The Pine Barrens have river systems all their own, some draining southeast into the Atlantic bays, others southwest into Delaware Bay. These are obviously fairly flat rivers, which tend to wind extensively. One fun thing about them is that the water is tea colored: brown but clear. The simple layperson's explanation for this phenomenon is "because of all the pine needles."

A massive aquifer lies beneath the Pine Barrens. I'm not a hydrologist, but I think the layers of unconsolidated sand that underlie the region contribute to the quality of the aquifer. Also I think the fact that industrial development in the region was limited is another major plus for water quality. The presence of the aquifer is often cited as justification for state and federal protection of much of the Pinelands - the part not owned by the military at least. The water could, in a pinch, be delivered to the New York and/or Philly metro areas.

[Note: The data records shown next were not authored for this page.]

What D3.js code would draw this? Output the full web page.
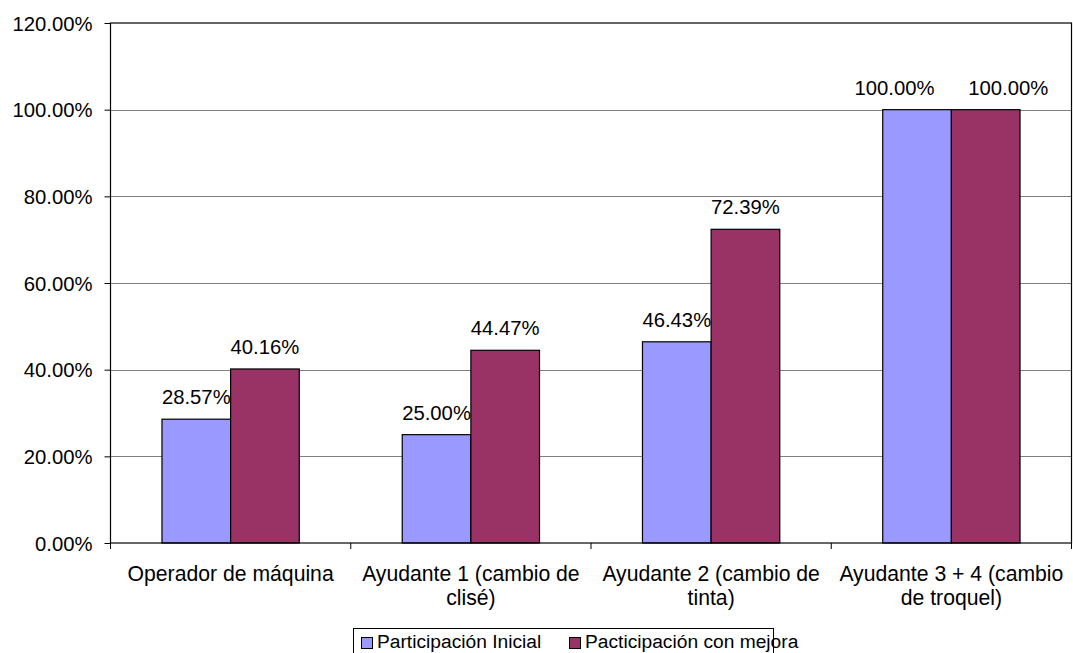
<!DOCTYPE html>
<html><head><meta charset="utf-8">
<script src="https://cdn.jsdelivr.net/npm/d3@7"></script>
<style>body{margin:0;background:#fff}svg{display:block}text{font-family:"Liberation Sans",Arial,sans-serif;fill:#000}</style>
</head><body><svg id="c" width="1073" height="653"></svg>
<script>
const categories = [["Operador de máquina"],["Ayudante 1 (cambio de","clisé)"],["Ayudante 2 (cambio de","tinta)"],["Ayudante 3 + 4 (cambio","de troquel)"]];
const seriesNames = ["Participación Inicial","Pacticipación con mejora"];
const inicial = [28.57, 25.00, 46.43, 100.00];
const mejora = [40.16, 44.47, 72.39, 100.00];
const yTicks = [0,20,40,60,80,100,120];
const colors = ["#9999FF","#993366"];

const svg = d3.select("#c");
const L=110.5, R=1071.5, T=23, B=543;
const x = d3.scaleBand().domain(d3.range(categories.length)).range([L,R]).paddingInner(0).paddingOuter(0);
const sub = d3.scaleBand().domain([0,1]).range([0,x.bandwidth()]).paddingOuter(0.75).paddingInner(0);
const y = d3.scaleLinear().domain([0,120]).range([B,T]);
const fs = 20.3, fsCat = 21.2, fsLeg = 19.2;

// gridlines
svg.append("g").selectAll("line").data(yTicks.filter(d=>d>0&&d<120)).join("line")
  .attr("x1",L).attr("x2",R).attr("y1",d=>Math.round(y(d))+0.5).attr("y2",d=>Math.round(y(d))+0.5)
  .attr("stroke","#808080").attr("stroke-width",1);

// bars
const series=[inicial,mejora];
series.forEach((vals,si)=>{
  svg.append("g").selectAll("rect").data(vals).join("rect")
    .attr("x",(d,i)=>x(i)+sub(si)).attr("width",sub.bandwidth())
    .attr("y",d=>y(d)).attr("height",d=>B-y(d))
    .attr("fill",colors[si]).attr("stroke","#000").attr("stroke-width",1.2);
});
// data labels (pushed apart when both labels of a group sit at the same height)
series.forEach((vals,si)=>{
  const other = series[1-si];
  svg.append("g").selectAll("text").data(vals).join("text")
    .attr("x",(d,i)=>{
      let cx = x(i)+sub(si)+sub.bandwidth()/2;
      if (Math.abs(y(d)-y(other[i]))<22) cx += (si===0?-1:1)*22.5;
      return cx;
    })
    .attr("y",d=>y(d)-15)
    .attr("text-anchor","middle").attr("font-size",fs)
    .text(d=>d.toFixed(2)+"%");
});

// plot border
svg.append("rect").attr("x",L).attr("y",T).attr("width",R-L).attr("height",B-T)
  .attr("fill","none").attr("stroke","#000").attr("stroke-width",1.2);

// y axis
const ya = d3.axisLeft(y).tickValues(yTicks).tickSize(6).tickPadding(12).tickFormat(d=>d.toFixed(2)+"%");
const yg = svg.append("g").attr("transform",`translate(${L},0)`).call(ya);
yg.select(".domain").remove();
yg.selectAll("line").attr("stroke","#000");
yg.selectAll("text").attr("font-size",fs).attr("font-family","Liberation Sans, Arial").attr("fill","#000").attr("dy","0.35em");

// x axis ticks
const xt = d3.range(categories.length+1).map(i=>L+i*x.bandwidth());
svg.append("g").selectAll("line").data(xt).join("line")
  .attr("x1",d=>d).attr("x2",d=>d).attr("y1",B).attr("y2",B+6).attr("stroke","#000");
svg.append("g").selectAll("text").data(categories).join("text")
  .attr("text-anchor","middle").attr("font-size",fsCat)
  .attr("transform",(d,i)=>`translate(${x(i)+x.bandwidth()/2},581)`)
  .each(function(d){
    d3.select(this).selectAll("tspan").data(d).join("tspan")
      .attr("x",0).attr("dy",(t,j)=>j===0?0:24).text(t=>t);
  });

// legend
const lg = svg.append("g");
lg.append("rect").attr("x",353.5).attr("y",628.5).attr("width",420).attr("height",40)
  .attr("fill","#fff").attr("stroke","#000").attr("stroke-width",1);
const itemX=[361,569];
seriesNames.forEach((n,i)=>{
  lg.append("rect").attr("x",itemX[i]+0.5).attr("y",637.5).attr("width",11).attr("height",11)
    .attr("fill",colors[i]).attr("stroke","#000").attr("stroke-width",1);
  lg.append("text").attr("x",itemX[i]+16).attr("y",648).attr("font-size",fsLeg).text(n);
});
</script></body></html>
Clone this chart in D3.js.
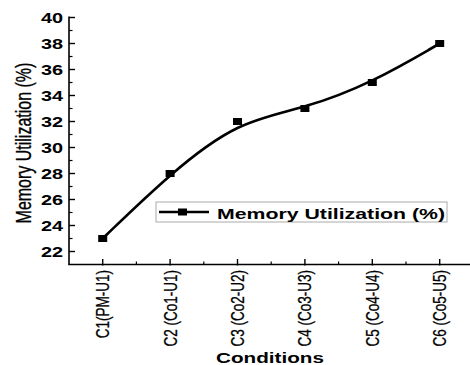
<!DOCTYPE html>
<html>
<head>
<meta charset="utf-8">
<script src="https://cdn.jsdelivr.net/npm/d3@7"></script>
<style>
  body { margin: 0; background: #fff; }
  text { font-family: "Liberation Sans", Arial, sans-serif; fill: #000; }
</style>
</head>
<body>
<div id="chart"></div>
<script>
var categories = ["C1(PM-U1)", "C2 (Co1-U1)", "C3 (Co2-U2)", "C4 (Co3-U3)", "C5 (Co4-U4)", "C6 (Co5-U5)"];
var memoryValues = [23, 28, 32, 33, 35, 38];
var yTickValues = [22, 24, 26, 28, 30, 32, 34, 36, 38, 40];
var yMinorValues = [23, 25, 27, 29, 31, 33, 35, 37, 39];
var seriesName = "Memory Utilization (%)";
var yTitle = "Memory Utilization (%)";
var xTitle = "Conditions";

var width = 470,
  height = 365;

var svg = d3.select( "#chart" )
  .append( "svg" )
  .attr( "width", width )
  .attr( "height", height );

var x = d3.scaleLinear()
  .domain( [0.5, 6.5] )
  .range( [69, 69 + 6 * 67.4] );

var y = d3.scaleLinear()
  .domain( [21, 40] )
  .range( [264.5, 17.5] );

// stretched text helper (the reference looks horizontally stretched)
function stretchText(g, tx, ty, sx, rot) {
  return g.append( "text" )
    .attr( "transform", "translate(" + tx + "," + ty + ") scale(" + sx + ",1)" + (rot ? " rotate(" + rot + ")" : "") );
}

// y axis
var yAxis = svg.append( "g" ).attr( "stroke", "#000" );
yAxis.append( "line" )
  .attr( "x1", x(0.5) ).attr( "x2", x(0.5) )
  .attr( "y1", y(40) - 1 ).attr( "y2", y(21) )
  .attr( "stroke-width", 1.6 );
yAxis.selectAll( "line.major" )
  .data( yTickValues )
  .enter()
  .append( "line" )
  .attr( "class", "major" )
  .attr( "x1", x(0.5) ).attr( "x2", x(0.5) + 6 )
  .attr( "y1", function(d){ return y(d); } )
  .attr( "y2", function(d){ return y(d); } )
  .attr( "stroke-width", 1.4 );
yAxis.selectAll( "line.minor" )
  .data( yMinorValues )
  .enter()
  .append( "line" )
  .attr( "class", "minor" )
  .attr( "x1", x(0.5) ).attr( "x2", x(0.5) + 3.5 )
  .attr( "y1", function(d){ return y(d); } )
  .attr( "y2", function(d){ return y(d); } )
  .attr( "stroke-width", 1.2 );

yTickValues.forEach(function(d){
  stretchText( svg, 63, y(d), 1.42 )
    .attr( "text-anchor", "end" )
    .attr( "dy", "0.36em" )
    .style( "font-size", "14px" )
    .style( "font-weight", "bold" )
    .text( d );
});

stretchText( svg, 31, 143, 1.4, -90 )
  .attr( "text-anchor", "middle" )
  .style( "font-size", "16px" )
  .style( "stroke", "#000" )
  .style( "stroke-width", 0.25 )
  .text( yTitle );

// x axis
var xAxis = svg.append( "g" ).attr( "stroke", "#000" );
xAxis.append( "line" )
  .attr( "x1", x(0.5) - 0.8 ).attr( "x2", width )
  .attr( "y1", y(21) ).attr( "y2", y(21) )
  .attr( "stroke-width", 1.6 );
xAxis.selectAll( "line.major" )
  .data( categories )
  .enter()
  .append( "line" )
  .attr( "class", "major" )
  .attr( "x1", function(d, i){ return x(i + 1); } )
  .attr( "x2", function(d, i){ return x(i + 1); } )
  .attr( "y1", y(21) + 1 ).attr( "y2", y(21) - 5.5 )
  .attr( "stroke-width", 1.4 );
xAxis.selectAll( "line.minor" )
  .data( categories.slice(0, 5) )
  .enter()
  .append( "line" )
  .attr( "class", "minor" )
  .attr( "x1", function(d, i){ return x(i + 1.5); } )
  .attr( "x2", function(d, i){ return x(i + 1.5); } )
  .attr( "y1", y(21) ).attr( "y2", y(21) - 3 )
  .attr( "stroke-width", 1.2 );

categories.forEach(function(d, i){
  stretchText( svg, x(i + 1), 270, 1.35, -90 )
    .attr( "text-anchor", "end" )
    .attr( "dy", "0.36em" )
    .style( "font-size", "13.5px" )
    .style( "stroke", "#000" )
    .style( "stroke-width", 0.2 )
    .text( d );
});

stretchText( svg, 270, 363, 1.38 )
  .attr( "text-anchor", "middle" )
  .style( "font-size", "15px" )
  .style( "font-weight", "bold" )
  .text( xTitle );

// series
var line = d3.line()
  .x(function(d, i){ return x(i + 1); })
  .y(function(d){ return y(d); })
  .curve( d3.curveBasis );

svg.append( "path" )
  .datum( memoryValues )
  .attr( "fill", "none" )
  .attr( "stroke", "#000" )
  .attr( "stroke-width", 2.6 )
  .attr( "d", line );

svg.selectAll( "rect.marker" )
  .data( memoryValues )
  .enter()
  .append( "rect" )
  .attr( "class", "marker" )
  .attr( "x", function(d, i){ return x(i + 1) - 4.5; } )
  .attr( "y", function(d){ return y(d) - 3.5; } )
  .attr( "width", 9 )
  .attr( "height", 7 )
  .attr( "fill", "#000" );

// legend
var legend = svg.append( "g" );
legend.append( "rect" )
  .attr( "x", 156 ).attr( "y", 202 )
  .attr( "width", 291 ).attr( "height", 20 )
  .attr( "fill", "#fff" )
  .attr( "stroke", "#aaa" )
  .attr( "stroke-width", 1 );
legend.append( "line" )
  .attr( "x1", 159 ).attr( "x2", 209 )
  .attr( "y1", 212 ).attr( "y2", 212 )
  .attr( "stroke", "#000" )
  .attr( "stroke-width", 2.6 );
legend.append( "rect" )
  .attr( "x", 178 ).attr( "y", 208.5 )
  .attr( "width", 9 ).attr( "height", 7 )
  .attr( "fill", "#000" );
stretchText( legend, 217, 218.5, 1.52 )
  .style( "font-size", "14px" )
  .style( "font-weight", "bold" )
  .text( seriesName );
</script>
</body>
</html>
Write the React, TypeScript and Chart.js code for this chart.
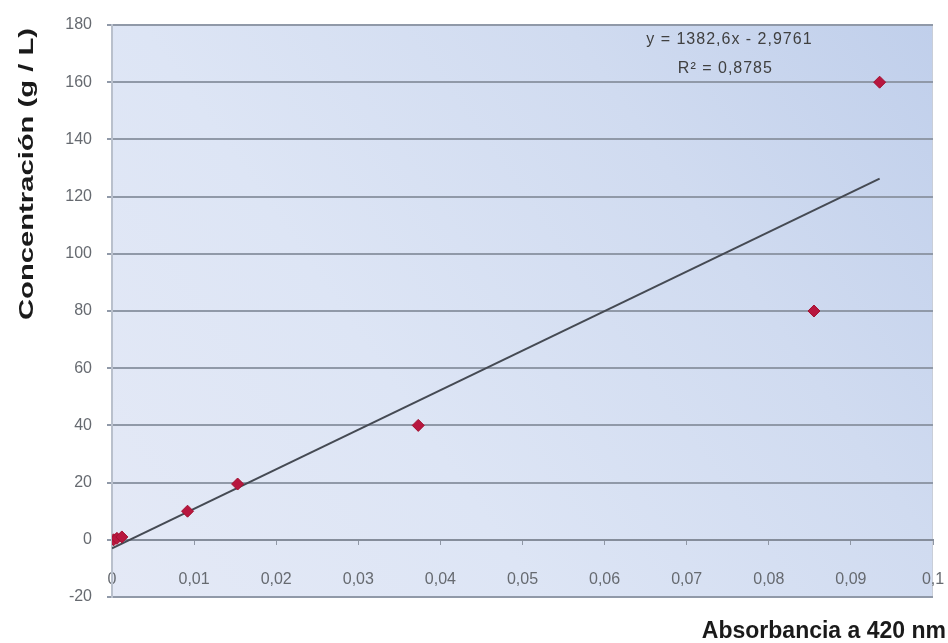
import React, { useEffect, useRef } from "react";
import { Chart, registerables } from "chart.js";

Chart.register(...registerables);

// Absorbance readings (x) and concentrations in g/L (y)
const absorbancia = [0.0002, 0.0006, 0.0012, 0.0092, 0.0153, 0.0373, 0.0855, 0.0935];
const concentracion = [0, 0.5, 1, 10, 19.5, 40, 80, 160];

// Linear fit reported on the chart
const pendiente = 1382.6;
const intercepto = -2.9761;
const ecuacion = "y = 1382,6x - 2,9761";
const coefR2 = "R² = 0,8785";

const tituloY = "Concentración (g / L)";
const tituloX = "Absorbancia a 420 nm";

const FONT = "'Liberation Sans', 'DejaVu Sans', sans-serif";

const fmt = (v: number) => {
  const n = Number(v.toFixed(3));
  return String(n).replace(".", ",");
};

const plotBackground = {
  id: "plotBackground",
  beforeDraw(chart: any) {
    const { ctx, chartArea: a, width, height } = chart;
    ctx.save();
    ctx.fillStyle = "#ffffff";
    ctx.fillRect(0, 0, width, height);
    const g = ctx.createLinearGradient(a.left, a.bottom, a.right, a.top);
    g.addColorStop(0, "#e4e9f6");
    g.addColorStop(0.35, "#dde5f5");
    g.addColorStop(0.7, "#d0dbf0");
    g.addColorStop(1, "#c0cfeb");
    ctx.fillStyle = g;
    ctx.fillRect(a.left, a.top, a.right - a.left, a.bottom - a.top);
    ctx.strokeStyle = "#c9ced8";
    ctx.lineWidth = 1;
    ctx.strokeRect(a.left + 0.5, a.top + 0.5, a.right - a.left - 1, a.bottom - a.top - 1);
    ctx.restore();
  },
};

const annotations = {
  id: "annotations",
  afterDraw(chart: any) {
    const { ctx, chartArea: a } = chart;
    ctx.save();

    // trendline equation and R²
    ctx.fillStyle = "#404040";
    ctx.textAlign = "center";
    ctx.textBaseline = "middle";
    ctx.font = `16px ${FONT}`;
    (ctx as any).letterSpacing = "1px";
    const cx = a.left + (a.right - a.left) * 0.752;
    ctx.fillText(ecuacion, cx, a.top + 15);
    ctx.fillText(coefR2, cx - 4, a.top + 44);
    (ctx as any).letterSpacing = "0px";

    // x axis title, right aligned under the plot
    ctx.fillStyle = "#1a1a1a";
    ctx.font = `bold 23px ${FONT}`;
    ctx.textAlign = "right";
    ctx.textBaseline = "alphabetic";
    ctx.fillText(tituloX, chart.width - 2, chart.height - 5);

    // y axis title, rotated and anchored to the top of the axis
    ctx.font = `bold 20px ${FONT}`;
    const w = ctx.measureText(tituloY).width;
    const span = 292;
    ctx.translate(27, a.top + 3);
    ctx.rotate(-Math.PI / 2);
    ctx.scale(span / w, 1);
    ctx.textAlign = "right";
    ctx.textBaseline = "middle";
    ctx.fillText(tituloY, 0, 0);
    ctx.restore();
  },
};

export default function App() {
  const ref = useRef<HTMLCanvasElement | null>(null);

  useEffect(() => {
    if (!ref.current) return;
    const xMax = Math.max(...absorbancia);
    const puntos = absorbancia.map((x, i) => ({ x, y: concentracion[i] }));
    const tendencia = [
      { x: 0, y: intercepto },
      { x: xMax, y: pendiente * xMax + intercepto },
    ];

    const chart = new Chart(ref.current, {
      type: "scatter",
      data: {
        datasets: [
          {
            label: "Concentración",
            data: puntos,
            pointStyle: "rectRot",
            pointRadius: 6,
            backgroundColor: "#b8173f",
            borderColor: "#a3102f",
            borderWidth: 1,
            order: 0,
          },
          {
            type: "line",
            label: "Lineal",
            data: tendencia,
            borderColor: "#454a53",
            borderWidth: 2,
            pointRadius: 0,
            fill: false,
            order: 1,
          } as any,
        ],
      },
      options: {
        animation: false,
        responsive: false,
        maintainAspectRatio: false,
        layout: { padding: { top: 25, right: 15, bottom: 46, left: 0 } },
        plugins: {
          legend: { display: false },
          tooltip: { enabled: false },
        },
        scales: {
          x: {
            type: "linear",
            position: { y: 0 } as any,
            min: 0,
            max: 0.1,
            ticks: {
              stepSize: 0.01,
              color: "#666a70",
              font: { family: FONT, size: 16 },
              padding: 26,
              maxRotation: 0,
              autoSkip: false,
              callback: (v: any) => fmt(Number(v)),
            },
            grid: {
              drawOnChartArea: false,
              drawTicks: true,
              tickLength: 4,
              color: "#8f97a5",
            },
            border: { display: true, color: "#858d9b", width: 2 },
            afterFit: (scale: any) => {
              scale.paddingLeft = 0;
              scale.paddingRight = 0;
            },
          },
          y: {
            type: "linear",
            min: -20,
            max: 180,
            ticks: {
              stepSize: 20,
              color: "#666a70",
              font: { family: FONT, size: 16 },
              padding: 15,
            },
            grid: {
              color: "#9099a8",
              lineWidth: 2,
              drawTicks: true,
              tickLength: 5,
            },
            border: { display: true, color: "#b9c0cc", width: 2 },
            afterFit: (scale: any) => {
              scale.width = 112;
              scale.paddingTop = 0;
              scale.paddingBottom = 0;
            },
          },
        },
      },
      plugins: [plotBackground, annotations],
    });
    return () => chart.destroy();
  }, []);

  return (
    <div style={{ position: "absolute", left: 0, top: 0, width: 948, height: 643 }}>
      <canvas ref={ref} width={948} height={643} style={{ display: "block" }} />
    </div>
  );
}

The region's isolation in former times and lack of a well-developed agrarian economy caused it to develop its own insular rural "Piney" culture, with its own dialect.

The Pine Barrens have a certain folk appeal throughout NJ culture. They're our very own wilderness. I've found that people in NJ like to share facts they know about the Pine Barrens. Some of us have read John McPhee's excellent book The Pine Barrens. It's also an area we can go to for rural experiences unusual in New Jersey, like driving endlessly on bumpy, muddy back roads empty of people. There is definitely a feeling of desolation there that one doesn't often find in the New York area.

Apparently there was a Sopranos episode about the Pine Barrens?